I’m curious about your story in which the bully’s were spitting on the kid who visited his dads grave, what did you do when this occurred? And by no means am I questioning your toughness or manhood at the time it just brings up similar situations I had growing up, some of which I walked away from and others I stood up for the “different” individual. These are tough situations when we are young for varying reasons.
It's really a weird story.
My bus ride was 45 or 50 minutes long. It traversed a rich neighborhood up on the hill, a poorer neighborhood behind the lake, and my middle class neighborhood. It sounds simplistic, but it's how it was.
A couple of kids behind the lake were horrible bullies. They would scream at kids getting on and off the bus with every rude and nasty insult. "Flabby T-ts." "Mole face." "bleacher girl." Relentlessly, every day. They had been held back one or more years, so they were physically bigger than everybody. They had one dude who was on roids and was huge (5/7, 210 pounds ripped kind of frame) as their enforcer. Several of the younger kids behind the lake were conscripted - they were unwilling stooges or they would get beat up. The bus driver looked like a 20 year old Roger Daltry, with hair down to his butt and 5/4ish height.
I was a 145 pound 1st year completely alone.
They pretty much left me alone. Partly because my older sister was considered hot, and partly because I played sports, I suppose.
They used to give people the "treatment," which was code for 4 or 5 of them would pin a kid down and pound on his shoulder until it was bruised.

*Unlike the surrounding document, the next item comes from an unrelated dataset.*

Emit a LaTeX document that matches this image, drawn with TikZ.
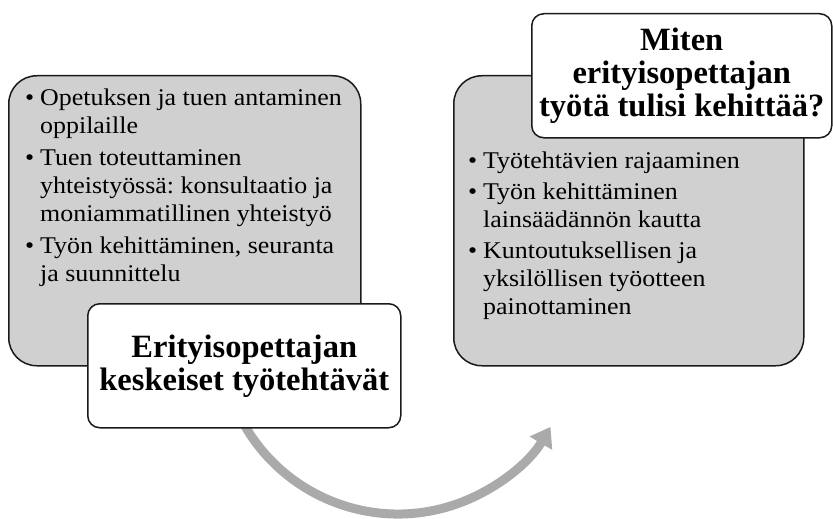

At some point they got to me. I was tall, so stood up and looked the lead goon in the face and said, "why don't you go pick on Bret? He's your age." Bret was a senior and could handle himself, and was not part of the bully clique. The goon was visibly trying to process the first comment in protest he had ever received, when I saw his eyes change to "fudge-it" and knew he was about to hit me, when condom lips, the hottest girl on the bus, yelled, "yeah Joey, why don't you try that with Bret?"
At which point the goon's brain locked up, he stood there slacked jawed for a minute, then walked away. A small miracle.
Until the next day. Given 24 hours, he came up with a good solution.
One the conscripted lackey's say next to the next day and hit me on the shoulder. I looked at him and said, "hey man, I don't have a problem with you." He said, "yeah, but Joey is going to kick my --s if I don't do this." He hits me again. I say, don't do that again. He does, I hit him in the face, then I got jumped by 6 guys. Bus driver pulled over and yelled and they all went back to their seats.
The next day (and for the next month) I went to school with a pipe taped to my leg. I was left alone until my stop, in 1.5 acre per lot suburbia, with nobody else getting off at my stop, in a day before cell phones, as a lock key kid, knowing I was completely on my own when I stepped off the bus.
I got up to get off the bus, and 6 guys lined up behind me to get off at my stop. I figured I'd try to kill the first guy off the bus, and then find out what happens after here.
Just as I passed the bus driver and started hiking up my pant leg as I was descending the two giant steps, the bus driver stands up and in front of the 6 guys and loudly says, "anybody who wants to get off this bus has to come through me." It was quite an image, that small dude, with his long hair, looking straight up into the vacant eyes of the 6/2 beta bully. They all sat down. That was in March. The rest of the year passed without incident. The following year I had my license and a car, and I almost never rode the bus again.
So what did I do when they spit on that kid? Every day? Not a damn thing, except wonder why he didn't just cross the street to avoid them altogether. I eventually came to understand why he didn't.